1965 wurde ein neues Starkstromkabel vom Umspannwerk Kenz zur Zuckerfabrik
verlegt. Jetzt konnte die Trafokapazität auf 3x1000 kW vergrößert
werden. Ab diesem Zeitpunkt konnte der Betrieb auch bei Störungen
an der Dampfmaschine uneingeschränkt weiter produzieren.
Mit der Wende
wurde die Zuckerproduktion 1990 aus wirtschaftlichen Gründen eingestellt.

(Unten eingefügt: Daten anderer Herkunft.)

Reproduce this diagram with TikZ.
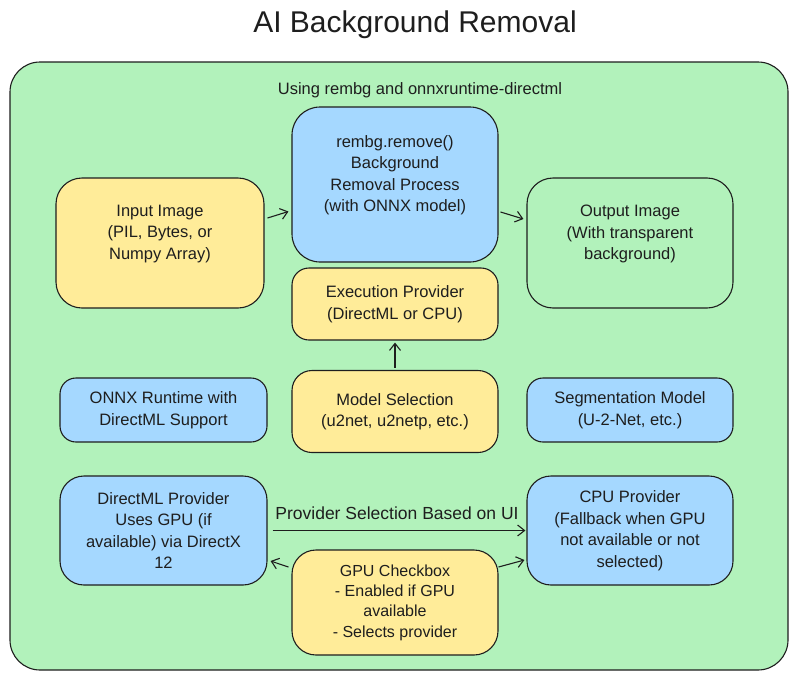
\documentclass[tikz,border=0pt]{standalone}
\usepackage{fontspec}
\setmainfont{Liberation Sans}
\usetikzlibrary{arrows.meta}
\definecolor{stroke}{HTML}{1E1E1E}
\definecolor{bggreen}{HTML}{B2F2BB}
\definecolor{boxyellow}{HTML}{FFEC99}
\definecolor{boxblue}{HTML}{A5D8FF}
\tikzset{
  box/.style={draw=stroke, line width=1.1pt, rounded corners=#1, inner sep=0pt, align=center,
    font=\fontsize{16.5}{21.5}\selectfont, text=stroke},
  box/.default=22pt,
  ybox/.style={box=#1, fill=boxyellow},
  ybox/.default=22pt,
  bbox/.style={box=#1, fill=boxblue},
  bbox/.default=22pt,
  arr/.style={draw=stroke, line width=1.1pt, -{Straight Barb[length=7pt,width=11pt,line width=1.1pt]}},
  lbl/.style={font=\fontsize{17.5}{21.5}\selectfont, text=stroke, inner sep=0pt}
}
\begin{document}
\begin{tikzpicture}[x=1pt,y=-1pt]
\useasboundingbox[fill=white] (0,0) rectangle (797,680);
% title
\node[font=\fontsize{30}{34}\selectfont, text=stroke] (title) at (415,25) {AI Background Removal};
% container
\node[draw=stroke, line width=1.1pt, fill=bggreen, rounded corners=30pt, minimum width=778pt, minimum height=608pt, inner sep=0pt] (container) at (399,366) {};
\node[font=\fontsize{16.5}{18}\selectfont, text=stroke] (sub) at (420,90) {Using rembg and onnxruntime-directml};
% boxes
\node[ybox=26pt, minimum width=208pt, minimum height=130pt] (inp) at (160,243)
  {Input Image\\(PIL, Bytes, or\\Numpy Array)\\\mbox{}};
\node[bbox=28pt, minimum width=206pt, minimum height=155pt] (rem) at (395,184.5)
  {rembg.remove()\\Background\\Removal Process\\(with ONNX model)\\\mbox{}};
\node[box=26pt, minimum width=206pt, minimum height=130pt] (out) at (630,243)
  {Output Image\\(With transparent\\background)\\\mbox{}};
\node[ybox=17pt, minimum width=206pt, minimum height=72pt] (exe) at (395,304)
  {Execution Provider\\(DirectML or CPU)};
\node[bbox=16pt, minimum width=207pt, minimum height=64pt] (onnx) at (163.5,410)
  {ONNX Runtime with\\DirectML Support};
\node[ybox=20pt, minimum width=206pt, minimum height=82pt] (model) at (395,411.5)
  {Model Selection\\(u2net, u2netp, etc.)};
\node[bbox=16pt, minimum width=206pt, minimum height=64pt] (seg) at (630,410)
  {Segmentation Model\\(U-2-Net, etc.)};
\node[bbox=24pt, minimum width=207pt, minimum height=109pt] (dml) at (163.5,530.5)
  {DirectML Provider\\Uses GPU (if\\available) via DirectX\\12};
\node[bbox=24pt, minimum width=206pt, minimum height=109pt] (cpu) at (630,530.5)
  {CPU Provider\\(Fallback when GPU\\not available or not\\selected)};
\node[ybox=24pt, minimum width=206pt, minimum height=105pt, font=\fontsize{16}{20.3}\selectfont] (gpu) at (395,602.5)
  {GPU Checkbox\\- Enabled if GPU\\available\\- Selects provider};
% connectors
\draw[arr] ([xshift=3pt,yshift=25pt]inp.east) -- ([xshift=-3pt,yshift=-27pt]rem.west);
\draw[arr] ([xshift=2pt,yshift=-27.5pt]rem.east) -- ([xshift=-3pt,yshift=24pt]out.west);
\draw[arr, shorten <=2pt, shorten >=2pt] (model.north) -- (exe.south);
\draw[arr, shorten <=5pt, shorten >=1pt] (dml.east) -- node[lbl, above=10pt] (provlbl) {Provider Selection Based on UI} (cpu.west);
\draw[arr] ([xshift=-3pt,yshift=35.5pt]gpu.west) -- ([xshift=3pt,yshift=-30.5pt]dml.east);
\draw[arr] ([xshift=0pt,yshift=35.5pt]gpu.east) -- ([xshift=-2pt,yshift=-29.5pt]cpu.west);
\end{tikzpicture}
\end{document}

Die Weiterverarbeitung der Zuckerrüben erfolgt in der Zuckerfabrik
Anklam. Dieser Betrieb gehört seit 2009 dem Suiker Unie Konzern aus den Niederlanden an.
Der Schwungradgenerator
wurde bereits auf Betreiben des damaligen Leiter für Produktion
und Technik zu DDR Zeiten unter Denkmalschutz gestellt. Diese Maßnahme
war für den Erhalt der Maschine entscheidend, denn der Schrottbedarf
der DDR Wirtschaft konnte nie gedeckt werden. Unsachgemäße Fabrikdemontagen
fügten der Maschine nach der Wende größere Schäden zu. Durch ABM
und Initiativen der am 7. Dezember 1999 gegründeten „Interessengemeinschaft
Barther Dampfmaschinen“ konnte der heutige Zustand erreicht werden.